Такое резкое ограничение сферы лексической семантики, по-видимому, полезно для решения целого ряда теоретических задач, однако существенно затрудняет использование результатов лингвистических исследований для полного описания и компьютерного моделирования процессов понимания и порождения текста. Кроме того, далеко не всегда удается провести четкое членение плана содержания на лингвистическую и экстралингвистическую составляющую. Например, к числу компонентов плана содержания (и, соответственно, высказываний с ними), имеющих двойственный характер, относится категория пресуппозиции. Так, в план содержания глагола прекращать (ср. Прекращена трансляция программ радио и телевидения на трети территории Тверской области [«Московский комсомолец»]) входит пресуппозиция о том, что нечто до момента речи имело место ('ранее трансляция программ осуществлялась'). Очевидно, что эта часть плана содержания релевантна с лингвистической точки зрения и должна быть представлена в толковании глагола. Столь же очевидно, однако, что это часть знаний о мире, фиксированная в соответствующих когнитивных структурах.

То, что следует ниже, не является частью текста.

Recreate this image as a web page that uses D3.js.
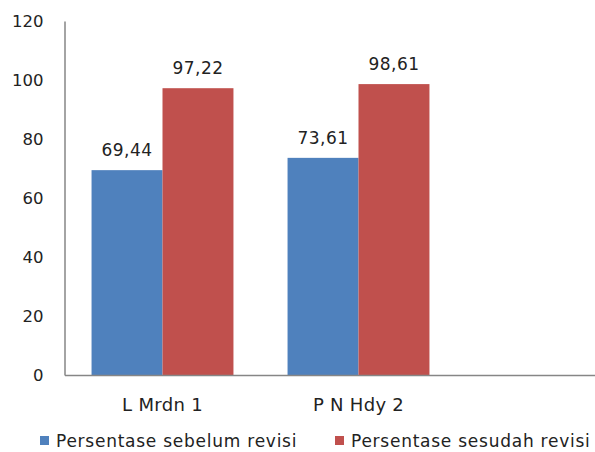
<!DOCTYPE html>
<html><head><meta charset="utf-8">
<script src="https://cdn.jsdelivr.net/npm/d3@7"></script>
<style>body{margin:0;background:#fff;} svg{display:block;} text{font-family:"DejaVu Sans",sans-serif;fill:#222;}</style>
</head><body>
<svg id="c" width="595" height="452"></svg>
<script>
const categories = ["L Mrdn 1", "P N Hdy 2", ""];
const seriesNames = ["Persentase sebelum revisi", "Persentase sesudah revisi"];
const sebelum = [69.44, 73.61, null];
const sesudah = [97.22, 98.61, null];
const yTicks = [0, 20, 40, 60, 80, 100, 120];
const colors = ["#4F81BD", "#C0504D"];

const svg = d3.select("#c");
const x = d3.scaleBand().domain(categories).range([64.5, 652.5]).paddingInner(0.276).paddingOuter(0.138);
const x1 = d3.scaleBand().domain([0, 1]).range([0, x.bandwidth()]);
const y = d3.scaleLinear().domain([0, 120]).range([375, 21]);

// y axis
const ya = svg.append("g").attr("transform", "translate(64.5,0)")
  .call(d3.axisLeft(y).tickValues(yTicks).tickSize(0).tickPadding(21));
ya.select(".domain").attr("stroke", "#868686").attr("stroke-width", 1.5);
ya.selectAll("text").style("font-size", "16.5px").attr("fill", "#222").attr("font-family", "DejaVu Sans");

// bars
const data = [];
categories.forEach((c, i) => {
  [sebelum[i], sesudah[i]].forEach((v, s) => { if (v != null) data.push({c, s, v}); });
});
svg.selectAll("rect.bar").data(data).enter().append("rect")
  .attr("x", d => x(d.c) + x1(d.s))
  .attr("width", x1.bandwidth())
  .attr("y", d => y(d.v))
  .attr("height", d => y(0) - y(d.v))
  .attr("fill", d => colors[d.s]);

svg.selectAll("text.lbl").data(data).enter().append("text")
  .attr("x", d => x(d.c) + x1(d.s) + x1.bandwidth() / 2)
  .attr("y", d => y(d.v) - 14)
  .attr("text-anchor", "middle").style("font-size", "17px").style("letter-spacing", "0.5px")
  .text(d => d.v.toFixed(2).replace(".", ","));

// x axis
const xa = svg.append("g").attr("transform", "translate(0,375)")
  .call(d3.axisBottom(x).tickSize(0).tickPadding(23));
xa.select(".domain").attr("stroke", "#868686").attr("stroke-width", 1.5);
xa.selectAll("text").style("font-size", "18px").style("letter-spacing", "0.3px").attr("fill", "#222").attr("font-family", "DejaVu Sans");

// legend
const legX = [40, 335];
const lg = svg.selectAll("g.leg").data(seriesNames).enter().append("g")
  .attr("transform", (d, i) => `translate(${legX[i]},436)`);
lg.append("rect").attr("width", 9).attr("height", 9).attr("fill", (d, i) => colors[i]);
lg.append("text").attr("x", 16).attr("y", 11).style("font-size", "17px").style("letter-spacing", "0.75px").text(d => d);
</script>
</body></html>
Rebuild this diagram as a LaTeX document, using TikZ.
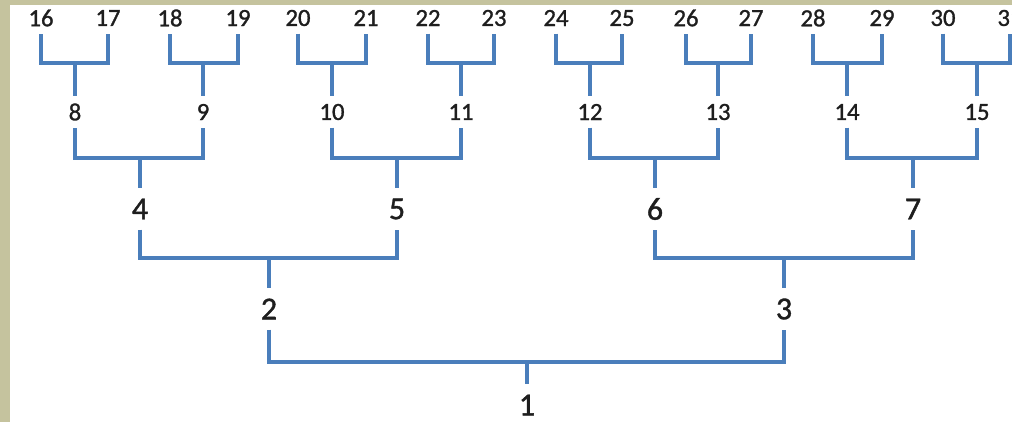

Другая проблема, возникающая в связи с различением собственно лингвистических и экстралингвистических компонентов в плане содержания языковых единиц, касается противопоставления конкретной и абстрактной лексики. Если значение абстрактных лексем может быть описано с чисто лингвистических позиций, то конкретная лексика, в которой преобладает денотативный компонент значения, требует обращения к энциклопедической информации. Попытки последовательно провести рассматриваемое противопоставление в лексикографии часто давали несколько странные результаты, ср. известный пример толкования слова золотник как 'одна из частей паровой машины' [Щерба 1974, с. 280]. Если относится к этому примеру серьезно, то приходится признать, что любая деталь паровой машины может оказаться золотником. Можно возразить, что читатель словаря обычно в состоянии догадаться, что у паровой машины много различных деталей, имеющих разные номинации, однако это не делает толкование Л. В. Щербы более удачным. Сравним толкование этого слова в словаре Ожегова и Шведовой: «Устройство для автоматического управления потоком пара, жидкости или газа в паровых машинах и турбинах, гидравлических и пневматических механизмах» [Ожегов, Шведова 1992]. Легко видеть, что толковый словарь, рассчитанный на реальное использование, вынужден привлекать энциклопедическую информацию. Известно, что некоторые толковые словари (особенно, если они ориентированы на учебные цели) включают в качестве одного из способов представления значения рисунки, то есть явным образом выходят за пределы чисто языковой информации.